Wal-Mart paid $1.55 billion in dividends during the quarter. The company repurchased about 31 million shares worth $3.7 billion in the quarter, with shares worth $7.0 billion remaining out of $20 billion authorized in Oct 2015.


Second-Quarter Fiscal 2018

Wal-Mart expects U.S. comp sales growth in the range of 1.5−2.0% for the 13-week period ending Jul 28. Sam’s Club comp sales, without the impact of fuel sales, are expected to increase 1–1.5%. The company expects adjusted earnings in the range of $1.00–$1.08 per share.

Fiscal 2018

The company has not provided any update on fiscal 2018 guidance during the current quarter. In fourth-quarter fiscal 2017, the company had forecasted adjusted earnings in the range of $4.20−$4.40 per share, assuming full-year effective tax rate around 32%.

Our Take

Despite the company’s efforts to boost sales and regain investors’ confidence, it still faces many headwinds, which are likely to impact earnings in the near term. Higher e-commerce investments, declining international sales and currency headwinds are also expected to impact the results negatively.

Zacks Rank and Key Picks

Wal-Mart currently carries a Zacks Rank #3 (Hold).

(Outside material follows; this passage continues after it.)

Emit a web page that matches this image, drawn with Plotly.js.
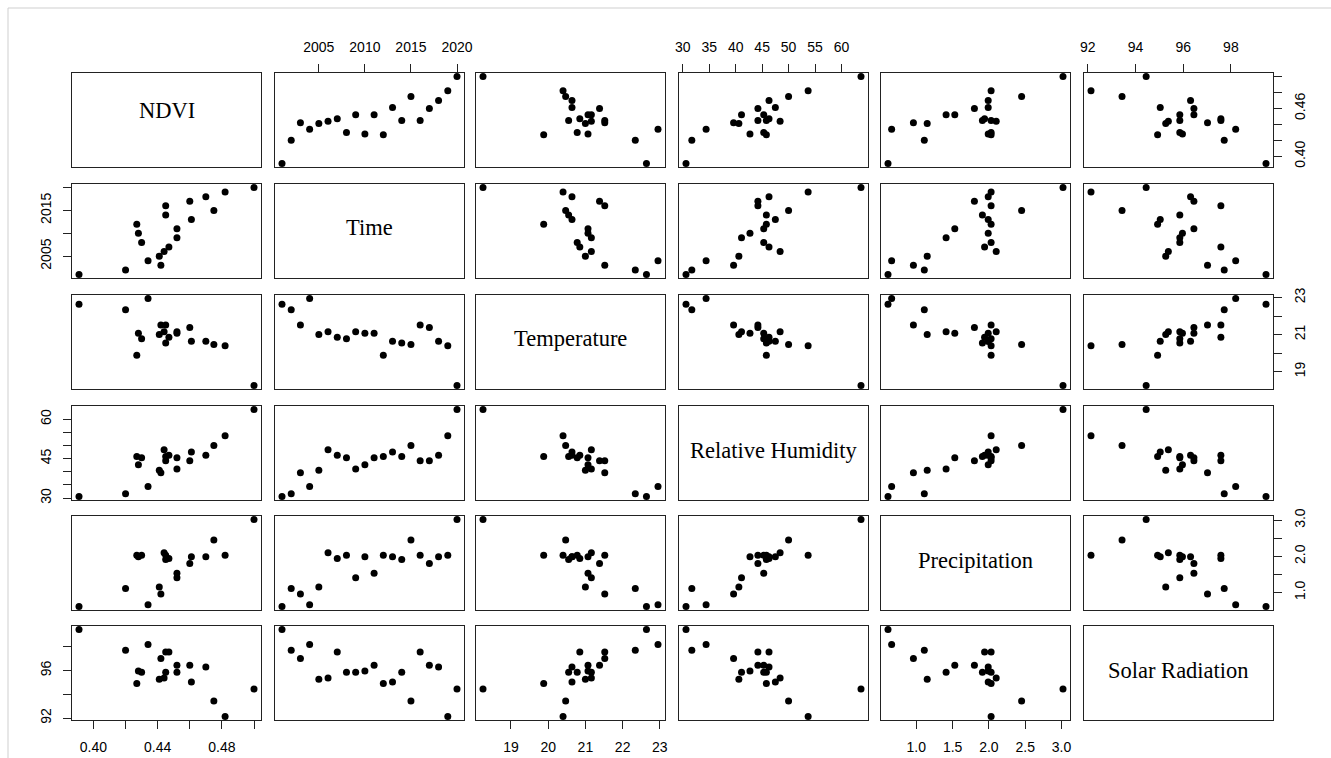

Better-ranked stocks in the retail sector are Rocky Brands, Inc. RCKY, The Children’s Place, Inc. PLCE and Sequential Brands Group, Inc. SQBG. While both Rocky Brands and Children’s Place sport a Zacks Rank #1 (Strong Buy), Sequential Brands carries a Zacks Rank #2 (Buy). You can see the complete list of today’s Zacks #1 Rank stocks here.

Rocky Brands posted a positive surprise of 42.9% in the preceding quarter. While Children’s Place has expected long-term earnings growth of 8.00%, Sequential Brands has expected long-term earnings growth of 15.0% for the next three to five years.